Sunday, November 29, 2015

An exerpt from the Patti Smith interview I shared the other day on loss and a painting of mine on the same subject..... PAUL HOLDENGRÄBER: And, you know, how important it was to arrive at the greatest amount of silence a city could arrive at. We were talking about loss, and there’s a line, as we slowly wind down, there’s a line in Rilke that I very much love about loss, where he says, “Loss however cruel is powerless against possession, which it completes or even affirms. Loss is in fact nothing else than a second acquisition but now completely interiorized and just as intense.”


PAUL HOLDENGRÄBER: It’s extraordinary, no?

PATTI SMITH: I’m not going to say awesome, because it’s not an awesome enough word. But yes, he’s so beautiful.

PAUL HOLDENGRÄBER: “A second form of acquisition.”

PATTI SMITH: Yes, I believe in that. I know it to be true.

PAUL HOLDENGRÄBER: We carry around our libraries. We carry around our quotations. I think I mean in many ways   the reason that M Train moves me so deeply is in part because you are inhabited by words, you are inhabited by sentences, you are inhabited by certain moments, and I think, you know, as I think of it I think of literature of having the highest—and Herzog speaks about—Werner Herzog speaks about literature offering him always consolation in the toughest, hardest moments. He reads, you know, he reads the great Greek writers because they will—Thucydides, he will offer him in some form or fashion consolation, when things really get rough we turn to what really matters. When Montaigne lost his son he couldn’t tell his wife that his son had died. Instead he wrote down the letter that Plutarch had written when he lost his son, and he copied it out and sent it to his wife. That was a way in some way of expressing emotion.

Recently—I feel like I must say that because our conversation is inhabited by this. I lost my sister on September 1, and it’s a terrible thing to have to lose one’s sister. It’s even worse in some way to have to tell one’s ninety-seven-year-old father of that loss. After that moment, which was so difficult, literature came back. Not to rescue me, because there is no rescuing and consolation not to flatten the experience, but I thought of a writer who matters to you too so much and I thought of those last lines of The Unnamable, “I can’t go on, I will go on.” And thankfully we have memory and we remember, literally putting our members back together because if we didn’t we might be truly more lost than we already are.

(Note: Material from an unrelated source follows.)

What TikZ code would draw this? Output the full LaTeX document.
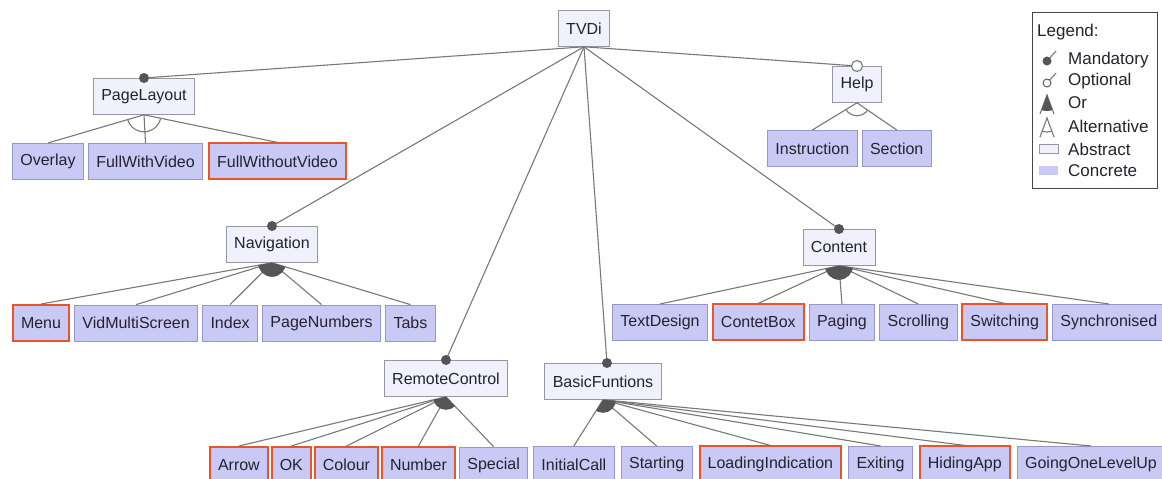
\documentclass[tikz,border=0pt]{standalone}
\usepackage{fontspec}
\setmainfont{Liberation Sans}
\definecolor{confill}{RGB}{201,201,246}
\definecolor{conline}{RGB}{150,150,200}
\definecolor{absfill}{RGB}{241,241,253}
\definecolor{absline}{RGB}{150,150,165}
\definecolor{selred}{RGB}{232,84,44}
\definecolor{linkgray}{RGB}{120,120,120}
\definecolor{dotgray}{RGB}{85,85,85}
\definecolor{txt}{RGB}{35,35,45}
\definecolor{legline}{RGB}{70,70,70}
\begin{document}
\begin{tikzpicture}[x=1pt,y=-1pt,
  feat/.style={draw, rectangle, minimum height=36pt, inner xsep=8pt, inner ysep=0pt,
    text=txt, font=\fontsize{16}{19}\selectfont, line width=0.8pt},
  abstractf/.style={feat, fill=absfill, draw=absline},
  concretef/.style={feat, fill=confill, draw=conline},
  chosen/.style={draw=selred, line width=2pt},
  link/.style={draw=linkgray, line width=1.1pt},
  legtext/.style={anchor=west, inner sep=0pt, text=txt, font=\fontsize{17}{20}\selectfont},
]
\useasboundingbox (0,0) rectangle (1162,479);

% ---------- feature boxes ----------
\node[abstractf, anchor=north] (tvdi) at (584,10) {TVDi};

\node[abstractf, anchor=north] (pagelayout) at (144,78) {PageLayout};
\node[concretef, anchor=north west] (overlay) at (12,143) {Overlay};
\node[concretef, anchor=west] (fullwithvideo) at ([xshift=4pt]overlay.east) {FullWithVideo};
\node[concretef, chosen, anchor=west] (fullwithoutvideo) at ([xshift=5pt]fullwithvideo.east) {FullWithoutVideo};

\node[abstractf, anchor=north] (help) at (857,66) {Help};
\node[concretef, anchor=north west] (instruction) at (767,130) {Instruction};
\node[concretef, anchor=west] (section) at ([xshift=4pt]instruction.east) {Section};

\node[abstractf, anchor=north] (navigation) at (272,226) {Navigation};
\node[concretef, chosen, anchor=north west] (menu) at (12,304) {Menu};
\node[concretef, anchor=west] (vidmulti) at ([xshift=4pt]menu.east) {VidMultiScreen};
\node[concretef, anchor=west] (index) at ([xshift=4pt]vidmulti.east) {Index};
\node[concretef, anchor=west] (pagenumbers) at ([xshift=4pt]index.east) {PageNumbers};
\node[concretef, anchor=west] (tabs) at ([xshift=4pt]pagenumbers.east) {Tabs};

\node[abstractf, anchor=north] (content) at (839,229) {Content};
\node[concretef, anchor=north west] (textdesign) at (612,304) {TextDesign};
\node[concretef, chosen, anchor=west] (contetbox) at ([xshift=4pt]textdesign.east) {ContetBox};
\node[concretef, anchor=west] (paging) at ([xshift=4pt]contetbox.east) {Paging};
\node[concretef, anchor=west] (scrolling) at ([xshift=4pt]paging.east) {Scrolling};
\node[concretef, chosen, anchor=west] (switching) at ([xshift=4pt]scrolling.east) {Switching};
\node[concretef, anchor=west] (synchronised) at ([xshift=4pt]switching.east) {Synchronised};

\node[abstractf, anchor=north] (remotecontrol) at (446,360) {RemoteControl};
\node[concretef, chosen, anchor=north west] (arrow) at (209,446) {Arrow};
\node[concretef, chosen, anchor=west] (ok) at ([xshift=2pt]arrow.east) {OK};
\node[concretef, chosen, anchor=west] (colour) at ([xshift=2pt]ok.east) {Colour};
\node[concretef, chosen, anchor=west] (number) at ([xshift=2pt]colour.east) {Number};
\node[concretef, anchor=west] (special) at ([xshift=3pt]number.east) {Special};

\node[abstractf, anchor=north] (basicfuntions) at (603,363) {BasicFuntions};
\node[concretef, anchor=north west] (initialcall) at (533,446) {InitialCall};
\node[concretef, anchor=west] (starting) at ([xshift=6pt]initialcall.east) {Starting};
\node[concretef, chosen, anchor=west] (loadingindication) at ([xshift=6pt]starting.east) {LoadingIndication};
\node[concretef, anchor=west] (exiting) at ([xshift=6pt]loadingindication.east) {Exiting};
\node[concretef, chosen, anchor=west] (hidingapp) at ([xshift=6pt]exiting.east) {HidingApp};
\node[concretef, anchor=west] (goingonelevelup) at ([xshift=6pt]hidingapp.east) {GoingOneLevelUp};

\coordinate (bftop) at ([xshift=4pt]basicfuntions.north);

% ---------- root connections ----------
\foreach \c in {pagelayout.north,navigation.north,remotecontrol.north,bftop,content.north,help.north}
  \draw[link] (tvdi.south) -- (\c);

% ---------- alternative groups ----------
\foreach \c in {overlay,fullwithvideo,fullwithoutvideo}
  \draw[link] (pagelayout.south) -- (\c.north);
\begin{scope}
  \clip (pagelayout.south) -- (overlay.north) -- (fullwithoutvideo.north) -- cycle;
  \draw[link] (pagelayout.south) circle (17pt);
\end{scope}

\foreach \c in {instruction,section}
  \draw[link] (help.south) -- (\c.north);
\begin{scope}
  \clip (help.south) -- (instruction.north) -- (section.north) -- cycle;
  \draw[link] (help.south) circle (13pt);
\end{scope}

% ---------- or groups ----------
\foreach \c in {menu,vidmulti,index,pagenumbers,tabs}
  \draw[link] (navigation.south) -- (\c.north);
\begin{scope}
  \clip (navigation.south) -- (menu.north) -- (tabs.north) -- cycle;
  \fill[dotgray] (navigation.south) circle (14pt);
\end{scope}

\foreach \c in {textdesign,contetbox,paging,scrolling,switching,synchronised}
  \draw[link] (content.south) -- (\c.north);
\begin{scope}
  \clip (content.south) -- (textdesign.north) -- (synchronised.north) -- cycle;
  \fill[dotgray] (content.south) circle (14pt);
\end{scope}

\foreach \c in {arrow,ok,colour,number,special}
  \draw[link] (remotecontrol.south) -- (\c.north);
\begin{scope}
  \clip (remotecontrol.south) -- (arrow.north) -- (special.north) -- cycle;
  \fill[dotgray] (remotecontrol.south) circle (13pt);
\end{scope}

\foreach \c in {initialcall,starting,loadingindication,exiting,hidingapp,goingonelevelup}
  \draw[link] (basicfuntions.south) -- (\c.north);
\begin{scope}
  \clip (basicfuntions.south) -- (initialcall.north) -- (goingonelevelup.north) -- cycle;
  \fill[dotgray] (basicfuntions.south) circle (13pt);
\end{scope}

% ---------- mandatory / optional markers ----------
\foreach \c in {pagelayout.north,navigation.north,remotecontrol.north,bftop,content.north}
  \fill[dotgray] (\c) circle (5pt);
\filldraw[fill=white, draw=linkgray, line width=1.1pt] (help.north) circle (5.5pt);

% ---------- legend ----------
\node[draw=legline, line width=1.3pt, fill=white, minimum width=125pt, minimum height=176pt,
      anchor=north west, inner sep=0pt] (legend) at (1032,12) {};
\node[legtext] (lgtitle) at (1037,32) {Legend:};
\node[legtext] (lgmand) at (1068,60) {Mandatory};
\node[legtext] (lgopt) at (1068,81) {Optional};
\node[legtext] (lgor) at (1068,103) {Or};
\node[legtext] (lgalt) at (1068,126) {Alternative};
\node[legtext] (lgabs) at (1068,149) {Abstract};
\node[legtext] (lgcon) at (1068,171) {Concrete};

\draw[link] (1047,61) -- (1056,51);
\fill[dotgray] (1047,61) circle (4.5pt);
\draw[link] (1047,83) -- (1056,73);
\filldraw[fill=white, draw=dotgray, line width=0.9pt] (1047,83) circle (4pt);

\draw[link] (1040,114) -- (1047,95) -- (1054,114);
\begin{scope}
  \clip (1047,95) -- (1039,117) -- (1055,117) -- cycle;
  \fill[dotgray] (1047,95) circle (16pt);
\end{scope}
\draw[link] (1040,137) -- (1047,118) -- (1054,137);
\begin{scope}
  \clip (1047,118) -- (1039,140) -- (1055,140) -- cycle;
  \draw[link] (1047,118) circle (14pt);
\end{scope}

\filldraw[fill=absfill, draw=absline, line width=0.7pt] (1039,144) rectangle (1058,153);
\fill[confill] (1039,166) rectangle (1058,175);
\end{tikzpicture}
\end{document}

Anyway I’m sorry, that was a long moment.

PATTI SMITH: No, it’s lovely to hear you speak. And I think there’s another aspect. We can talk about loss and we can think about our people and we carry our people and can access our people but also even getting down to things even more simply, each person has a life, and our lifes are precious and no matter what we go through in life, what we lose, who we lose, the strifes, the illnesses, and anything, the sorrows, the heartbreaks, we still have our—if we have our life we have the best thing that we’ll ever have and in that way I would quote another great poet, Jimi Hendrix, who said, “Hooray, I wake from yesterday,” and every day when I wake up that’s one of the first lines that comes in my head, I think it’s just “Yes, I have another day, you know, I have another day and whatever comes my way I’m going to be grateful.” I’m going to be grateful, because we don’t have a long time and sometimes some people have longer and some people have shorter, but whatever our fate is we have a little time on this planet and it’s just fantastic to be alive, just.